As currently contemplated by the IESO, the Mid-Term Request for Proposals (RFP) procurement, to be administered by the IESO, presently contemplates restrictive eligibility requirements for resource participation. The potential eligibility restrictions are expected to limit most of the participation to existing gas-fired generators coming off their contracts. This is counter to what the letter from the Ministry of Energy is directing the IESO contemplate. Therefore, the IESO should expand the eligibility of the Mid-Term RFP to allow all resources to compete – incenting lower carbon-intensive resources to compete with existing gas-fired generation to meet system needs. Enhanced competition will provide value for Ontario’s ratepayers and help to meet decarbonization goals.
In addition to the IESO’s procurement mechanisms, such as the MT RFP, other initiatives should be given greater priority by the IESO. These include: the Hybrid Integration Project to support storage integration with existing or new generation; aggregation of Distributed Energy Resources (DERs) and their full participation in Ontario’s wholesale electricity, in general alignment with FERC Order 2222; greater incentives for DR resources and non-dispatchable loads to participate within the IESO-Administered Markets (IAM); and enhancing IESO’s systems and tools to fully integrate energy storage resources within the IAM, as per the conclusions of the IESO’s storage design project.

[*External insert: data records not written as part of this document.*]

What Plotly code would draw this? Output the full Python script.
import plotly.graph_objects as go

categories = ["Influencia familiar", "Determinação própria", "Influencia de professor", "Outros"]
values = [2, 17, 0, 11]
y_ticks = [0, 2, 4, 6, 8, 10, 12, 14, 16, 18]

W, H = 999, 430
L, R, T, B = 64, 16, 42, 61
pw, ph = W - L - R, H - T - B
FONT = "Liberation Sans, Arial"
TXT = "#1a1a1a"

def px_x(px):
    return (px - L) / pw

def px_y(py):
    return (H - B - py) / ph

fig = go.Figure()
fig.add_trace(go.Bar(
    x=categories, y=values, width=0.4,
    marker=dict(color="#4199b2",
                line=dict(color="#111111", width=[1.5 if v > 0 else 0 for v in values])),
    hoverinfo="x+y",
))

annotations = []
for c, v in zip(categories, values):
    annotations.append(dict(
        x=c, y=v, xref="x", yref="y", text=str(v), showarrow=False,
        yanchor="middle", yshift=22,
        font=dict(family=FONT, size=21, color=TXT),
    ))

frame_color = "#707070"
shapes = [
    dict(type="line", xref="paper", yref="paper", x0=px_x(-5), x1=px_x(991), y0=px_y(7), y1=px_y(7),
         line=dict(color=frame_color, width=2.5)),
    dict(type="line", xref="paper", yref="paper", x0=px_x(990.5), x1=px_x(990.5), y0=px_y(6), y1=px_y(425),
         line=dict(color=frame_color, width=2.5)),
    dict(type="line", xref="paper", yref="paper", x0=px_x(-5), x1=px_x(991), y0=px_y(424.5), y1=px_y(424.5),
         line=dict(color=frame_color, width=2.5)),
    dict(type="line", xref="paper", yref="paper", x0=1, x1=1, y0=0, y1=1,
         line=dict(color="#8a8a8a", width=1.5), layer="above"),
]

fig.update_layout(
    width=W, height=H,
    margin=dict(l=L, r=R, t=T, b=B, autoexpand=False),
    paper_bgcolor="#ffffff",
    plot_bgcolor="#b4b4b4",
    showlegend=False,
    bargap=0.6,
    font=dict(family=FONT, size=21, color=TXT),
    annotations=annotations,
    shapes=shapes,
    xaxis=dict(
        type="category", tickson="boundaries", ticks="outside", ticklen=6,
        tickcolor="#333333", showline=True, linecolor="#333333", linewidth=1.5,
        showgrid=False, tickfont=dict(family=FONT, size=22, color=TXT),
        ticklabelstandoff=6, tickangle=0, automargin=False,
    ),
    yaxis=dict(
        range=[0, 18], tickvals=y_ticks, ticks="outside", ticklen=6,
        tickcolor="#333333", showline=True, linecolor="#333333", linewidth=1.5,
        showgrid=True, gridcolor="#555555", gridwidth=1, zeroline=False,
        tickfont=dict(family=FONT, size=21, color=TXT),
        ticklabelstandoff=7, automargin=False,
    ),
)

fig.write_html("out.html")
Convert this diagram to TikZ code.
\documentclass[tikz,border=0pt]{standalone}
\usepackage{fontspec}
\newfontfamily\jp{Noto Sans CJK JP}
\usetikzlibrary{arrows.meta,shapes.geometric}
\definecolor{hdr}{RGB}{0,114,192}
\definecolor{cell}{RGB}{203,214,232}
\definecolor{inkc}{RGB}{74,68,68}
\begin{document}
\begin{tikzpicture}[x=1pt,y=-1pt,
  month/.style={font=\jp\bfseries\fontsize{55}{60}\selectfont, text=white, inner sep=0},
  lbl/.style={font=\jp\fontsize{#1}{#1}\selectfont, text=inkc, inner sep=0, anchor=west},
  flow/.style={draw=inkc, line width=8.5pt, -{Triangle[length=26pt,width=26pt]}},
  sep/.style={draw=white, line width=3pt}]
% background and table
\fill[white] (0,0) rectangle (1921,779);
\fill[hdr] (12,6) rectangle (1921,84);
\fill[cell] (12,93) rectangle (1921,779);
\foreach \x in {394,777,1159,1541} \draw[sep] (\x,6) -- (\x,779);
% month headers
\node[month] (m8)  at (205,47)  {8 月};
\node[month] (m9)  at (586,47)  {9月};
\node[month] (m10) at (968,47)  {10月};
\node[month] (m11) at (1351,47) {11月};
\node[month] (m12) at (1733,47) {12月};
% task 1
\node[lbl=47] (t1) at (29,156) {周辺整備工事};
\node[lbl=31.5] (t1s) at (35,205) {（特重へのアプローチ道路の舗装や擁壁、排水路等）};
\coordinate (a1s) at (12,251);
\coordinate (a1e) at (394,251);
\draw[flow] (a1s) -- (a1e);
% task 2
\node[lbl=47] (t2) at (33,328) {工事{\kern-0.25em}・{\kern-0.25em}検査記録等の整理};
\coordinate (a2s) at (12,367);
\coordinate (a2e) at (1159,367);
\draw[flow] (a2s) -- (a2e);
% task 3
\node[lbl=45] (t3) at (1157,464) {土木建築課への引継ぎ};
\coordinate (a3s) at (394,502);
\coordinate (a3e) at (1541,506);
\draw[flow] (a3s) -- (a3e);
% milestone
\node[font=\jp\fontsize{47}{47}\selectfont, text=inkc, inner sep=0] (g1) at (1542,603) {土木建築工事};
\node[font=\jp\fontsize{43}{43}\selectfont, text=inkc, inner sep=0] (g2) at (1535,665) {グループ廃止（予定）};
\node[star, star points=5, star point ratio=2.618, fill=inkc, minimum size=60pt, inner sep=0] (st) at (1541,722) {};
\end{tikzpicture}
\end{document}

4. Enhance Buyer Choice in Meeting Energy Needs
In addition to the more than 30 Ontario municipal councils that have passed resolutions calling for the phase-out all gas-fired generation, there are growing number of corporate entities that have adopted environmental, social, governance (ESG) objectives that is resulting in exponential growth in transacting for renewable energy supply via Corporate Power Purchase Agreements (PPAs). Customer preferences for lower carbon-intense generation is not appropriately reflected within the current IESO Resource Adequacy Framework that focuses on a centralized procurement on behalf of meeting the reliability needs for all of Ontario’s electricity customers.
The IESO and policymakers should encourage and enable customers and other potential electricity buyers (e.g., communities, etc.) to make their own supply decisions – particularly if customers are willing to make supply-related decisions based on non-economic criteria (e.g., environmental, economic, etc.). Power Advisory has long argued for the introduction of Load Serving Entities (LSEs) in Ontario to increase buy-side liquidity and to enhance assurances of maintain reliability of supply on behalf of all customers. Supporting customer-specific resource acquisitions provides an added benefit of reducing the need to procure resources for the remainder of the Ontario electricity system.

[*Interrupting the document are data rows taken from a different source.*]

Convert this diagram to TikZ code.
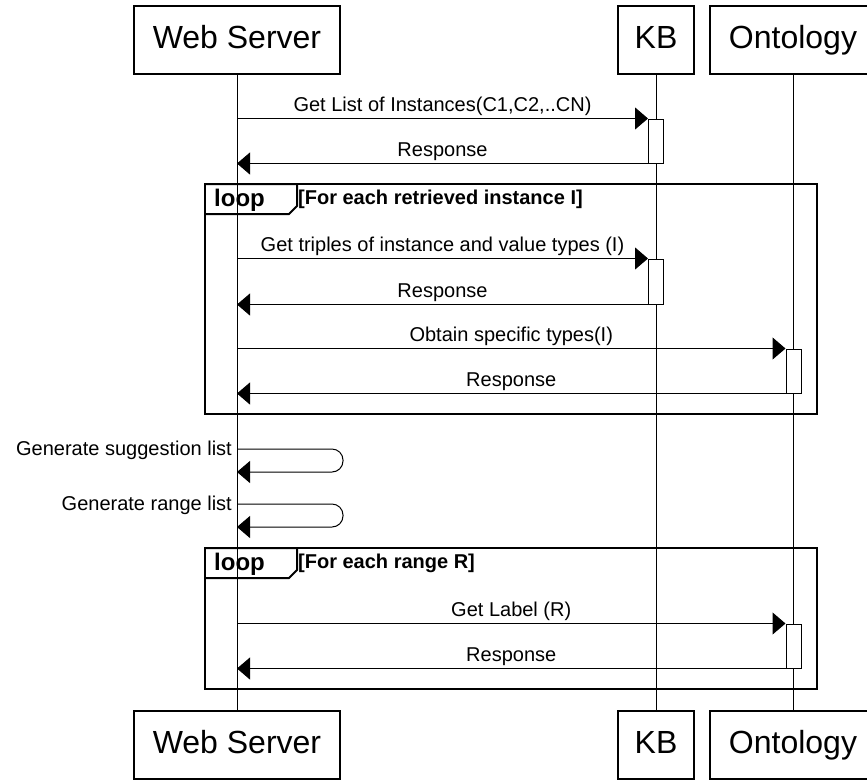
\documentclass[tikz,border=0pt]{standalone}
\usepackage{fontspec}
\setmainfont{Liberation Sans}
\usetikzlibrary{arrows.meta}

\begin{document}
\begin{tikzpicture}[x=1pt, y=-1pt,
        actor/.style={draw, line width=1.2pt, fill=white, minimum height=68pt,
            text height=23pt, text depth=6pt, font=\fontsize{32}{38}\selectfont},
        lifeline/.style={line width=1pt},
        actbar/.style={draw, line width=1pt, fill=white, minimum width=15pt, inner sep=0pt},
        msg/.style={line width=1pt, -{Triangle[length=13pt, width=22pt]}},
        txt/.style={font=\fontsize{20}{24}\selectfont, inner sep=2pt},
        loopbox/.style={draw, line width=2pt},
        looptag/.style={font=\bfseries\fontsize{24}{28}\selectfont, inner sep=0pt},
        guardtxt/.style={font=\bfseries\fontsize{20}{24}\selectfont, inner sep=0pt}]

            \useasboundingbox (0,0) rectangle (867,780);
            \clip (0,0) rectangle (867,780);

            \node[actor, minimum width=206pt] (ws) at (237, 40) {Web Server};
            \node[actor, minimum width=76pt] (kb) at (656, 40) {KB};
            \node[actor, minimum width=166pt] (on) at (793, 40) {Ontology};

            \node[actor, minimum width=206pt] (ws-b) at (237, 745) {Web Server};
            \node[actor, minimum width=76pt] (kb-b) at (656, 745) {KB};
            \node[actor, minimum width=166pt] (on-b) at (793, 745) {Ontology};

            \foreach \a in {ws,kb,on}{
                \draw[lifeline] (\a.south) to (\a-b.north);
            }

            \foreach \top/\bot/\guard in {184/414/{[For each retrieved instance I]},
                                          548/689/{[For each range R]}}{
                \draw[loopbox] (205, \top) rectangle (817, \bot);
                \draw[loopbox] (205, \top) -- (297, \top) -- (297, \top+22)
                               -- (289, \top+30) -- (205, \top+30);
                \node[looptag, anchor=base west] (loop\top) at (214, \top+22) {loop};
                \node[guardtxt, anchor=base west] (guard\top) at (298, \top+20) {\guard};
            }

            \node[actbar, minimum height=44pt] (k1) at (656, 141) {};
            \node[actbar, minimum height=45pt] (k2) at (656, 281.5) {};
            \node[actbar, minimum height=44pt] (o1) at (793.5, 371) {};
            \node[actbar, minimum height=44pt] (o2) at (793.5, 646) {};

            \draw[msg] (ws |- k1.north) to node[txt, above] (m1) {Get List of Instances(C1,C2,..CN)} (k1.north west);
            \draw[msg] (k1.south west) to node[txt, above] (r1) {Response} (ws |- k1.south);

            \draw[msg] (ws |- k2.north) to node[txt, above] (m2) {Get triples of instance and value types (I)} (k2.north west);
            \draw[msg] (k2.south west) to node[txt, above] (r2) {Response} (ws |- k2.south);

            \draw[msg] (ws |- o1.north) to node[txt, above] (m3) {Obtain specific types(I)} (o1.north west);
            \draw[msg] (o1.south west) to node[txt, above] (r3) {Response} (ws |- o1.south);

            \coordinate (self1) at (237, 449);
            \coordinate (self2) at (237, 504);
            \draw[msg, rounded corners=11pt] (self1) -- ++(106, 0) -- ++(0, 23) -- ++(-106, 0);
            \draw[msg, rounded corners=11pt] (self2) -- ++(106, 0) -- ++(0, 23) -- ++(-106, 0);
            \node[txt, anchor=base east] (self1lab) at (234, 455) {Generate suggestion list};
            \node[txt, anchor=base east] (self2lab) at (234, 510) {Generate range list};

            \draw[msg] (ws |- o2.north) to node[txt, above] (m4) {Get Label (R)} (o2.north west);
            \draw[msg] (o2.south west) to node[txt, above] (r4) {Response} (ws |- o2.south);
        \end{tikzpicture}
\end{document}
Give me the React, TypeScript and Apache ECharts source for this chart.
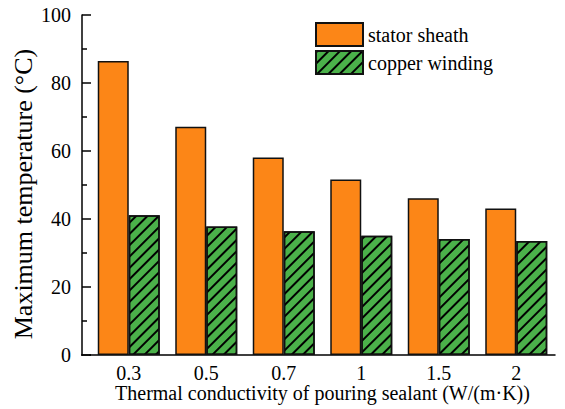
import React, { useEffect, useRef } from "react";
import * as echarts from "echarts";

// Thermal conductivity of the pouring sealant, W/(m·K)
const conductivity = ["0.3", "0.5", "0.7", "1", "1.5", "2"];
// Maximum temperature, °C
const statorSheath = [86.5, 67.1, 58.1, 51.6, 46.1, 43.1];
const copperWinding = [41.1, 37.8, 36.4, 35.1, 34.1, 33.5];

const FONT = "Liberation Serif";

export default function App() {
  const ref = useRef<HTMLDivElement>(null);

  useEffect(() => {
    if (!ref.current) return;
    const chart = echarts.init(ref.current, null, { renderer: "svg" });
    chart.setOption({
      animation: false,
      backgroundColor: "#ffffff",
      textStyle: { fontFamily: FONT, color: "#000" },
      grid: { left: 90, right: 10, top: 15, bottom: 54, outerBoundsMode: "none", containLabel: false },
      legend: {
        orient: "vertical",
        left: 315,
        top: 22,
        padding: 0,
        itemWidth: 47,
        itemHeight: 23,
        itemGap: 3,
        icon: "rect",
        textStyle: { fontFamily: FONT, fontSize: 20, color: "#000" },
        data: ["stator sheath", "copper winding"],
      },
      xAxis: {
        type: "category",
        data: conductivity,
        name: "Thermal conductivity of pouring sealant (W/(m·K))",
        nameLocation: "middle",
        nameGap: 28,
        nameMoveOverlap: false,
        nameTextStyle: { fontFamily: FONT, fontSize: 20, color: "#000" },
        axisLine: { lineStyle: { color: "#000", width: 1.5 } },
        axisTick: { inside: true, length: 4, lineStyle: { color: "#000", width: 1.5 } },
        axisLabel: { fontFamily: FONT, fontSize: 20, color: "#000", margin: 8 },
      },
      yAxis: {
        type: "value",
        min: 0,
        max: 100,
        interval: 20,
        offset: 8,
        name: "Maximum temperature (°C)",
        nameLocation: "middle",
        nameGap: 46,
        nameRotate: 90,
        nameMoveOverlap: false,
        nameTextStyle: {
          fontFamily: FONT,
          fontSize: 26,
          color: "#000",
          align: "center",
          verticalAlign: "bottom",
          padding: [0, 18, 0, 0],
        },
        axisLine: { show: true, lineStyle: { color: "#000", width: 1.5 } },
        axisTick: { show: true, inside: true, length: 9, lineStyle: { color: "#000", width: 1.5 } },
        minorTick: { show: true, splitNumber: 2, length: 5, lineStyle: { color: "#000", width: 1.5 } },
        axisLabel: { fontFamily: FONT, fontSize: 20, color: "#000", margin: 11 },
        splitLine: { show: false },
      },
      graphic: [
        {
          type: "line",
          shape: { x1: 81, y1: 355, x2: 91, y2: 355 },
          style: { stroke: "#000", lineWidth: 1.5 },
          silent: true,
        },
      ],
      series: [
        {
          name: "stator sheath",
          type: "bar",
          data: statorSheath,
          barGap: "0%",
          barCategoryGap: "20%",
          itemStyle: { color: "#FC8617", borderColor: "#111", borderWidth: 1.5 },
        },
        {
          name: "copper winding",
          type: "bar",
          data: copperWinding,
          barGap: "0%",
          barCategoryGap: "20%",
          itemStyle: {
            color: "#4BB14A",
            borderColor: "#111",
            borderWidth: 1.5,
            decal: {
              symbol: "rect",
              symbolSize: 1,
              color: "#000",
              dashArrayX: [1, 0],
              dashArrayY: [1.4, 5.6],
              rotation: -Math.PI / 4,
            },
          },
        },
      ],
    });
    return () => chart.dispose();
  }, []);

  return (
    <div
      ref={ref}
      style={{ position: "fixed", left: 0, top: 0, width: 565, height: 409 }}
    />
  );
}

5. Imports from Hydro-Quebec are Limited
On September 20, 2021, the New York State Energy Research and Development Authority (NYSERDA) announced the selection of the Champlain Hudson Power Express project for the Tier 4 – New York City Renewable Energy procurement. The project is backed by HQ imports and joins the New England Clean Energy Connect project in committing large portions of HQ’s export supply capability to U.S. markets in the northeast. In Power Advisory’s view, the ability for Ontario to receive firm imports from HQ are severely limited and nowhere near the quantity needed to potentially phase-out gas-fired generation. In addition, HQ has indicated they will focus on procurement of renewable generation project within Quebec from Independent Power Producers, namely wind generation, over the next decade and will not be pursuing any new large hydroelectric generation project developments at this time.

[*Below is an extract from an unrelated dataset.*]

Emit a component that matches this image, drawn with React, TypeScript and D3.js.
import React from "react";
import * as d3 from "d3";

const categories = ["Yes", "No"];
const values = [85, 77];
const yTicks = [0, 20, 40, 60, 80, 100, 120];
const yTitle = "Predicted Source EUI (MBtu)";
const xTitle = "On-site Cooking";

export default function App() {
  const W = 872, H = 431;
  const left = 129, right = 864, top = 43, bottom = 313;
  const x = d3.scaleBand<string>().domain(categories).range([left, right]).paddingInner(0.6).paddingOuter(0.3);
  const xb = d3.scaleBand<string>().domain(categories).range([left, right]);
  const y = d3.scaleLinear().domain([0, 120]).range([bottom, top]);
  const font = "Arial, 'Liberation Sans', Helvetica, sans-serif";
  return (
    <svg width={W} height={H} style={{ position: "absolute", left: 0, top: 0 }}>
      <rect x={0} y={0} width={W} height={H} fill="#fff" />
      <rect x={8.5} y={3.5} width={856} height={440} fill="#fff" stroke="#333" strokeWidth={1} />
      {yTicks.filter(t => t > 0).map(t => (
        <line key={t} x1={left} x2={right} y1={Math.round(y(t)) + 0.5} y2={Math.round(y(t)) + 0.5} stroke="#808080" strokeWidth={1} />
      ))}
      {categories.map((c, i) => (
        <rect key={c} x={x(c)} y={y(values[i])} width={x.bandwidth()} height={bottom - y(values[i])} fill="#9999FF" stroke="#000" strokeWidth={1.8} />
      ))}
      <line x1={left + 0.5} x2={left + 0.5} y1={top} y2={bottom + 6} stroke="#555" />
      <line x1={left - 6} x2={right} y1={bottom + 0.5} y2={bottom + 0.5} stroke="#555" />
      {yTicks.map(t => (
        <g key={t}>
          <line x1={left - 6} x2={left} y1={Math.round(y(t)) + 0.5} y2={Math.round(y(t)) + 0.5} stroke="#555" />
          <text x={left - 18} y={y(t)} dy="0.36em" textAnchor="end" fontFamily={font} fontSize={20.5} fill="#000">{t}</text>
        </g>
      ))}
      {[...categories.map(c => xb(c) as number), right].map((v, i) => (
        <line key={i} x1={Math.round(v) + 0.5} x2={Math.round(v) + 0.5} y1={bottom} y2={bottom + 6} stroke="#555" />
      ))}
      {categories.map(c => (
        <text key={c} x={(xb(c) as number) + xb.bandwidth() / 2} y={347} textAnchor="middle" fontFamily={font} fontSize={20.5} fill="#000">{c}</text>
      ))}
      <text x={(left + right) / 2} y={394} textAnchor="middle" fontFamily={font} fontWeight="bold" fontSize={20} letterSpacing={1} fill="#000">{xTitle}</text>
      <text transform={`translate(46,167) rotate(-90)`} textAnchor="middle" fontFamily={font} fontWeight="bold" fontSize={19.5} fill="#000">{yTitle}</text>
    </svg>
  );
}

Any potential new imports from Quebec will require HQ to build new supply for Ontario, in addition to investments in transmission infrastructure in both provinces to ensure flows of energy to load centres (e.g., Greater Toronto Area). Large hydroelectric generation facilities and the supporting transmission infrastructure required to move that energy to southern Ontario – either in Ontario or Quebec – will take over a decade to plan, permit, and build.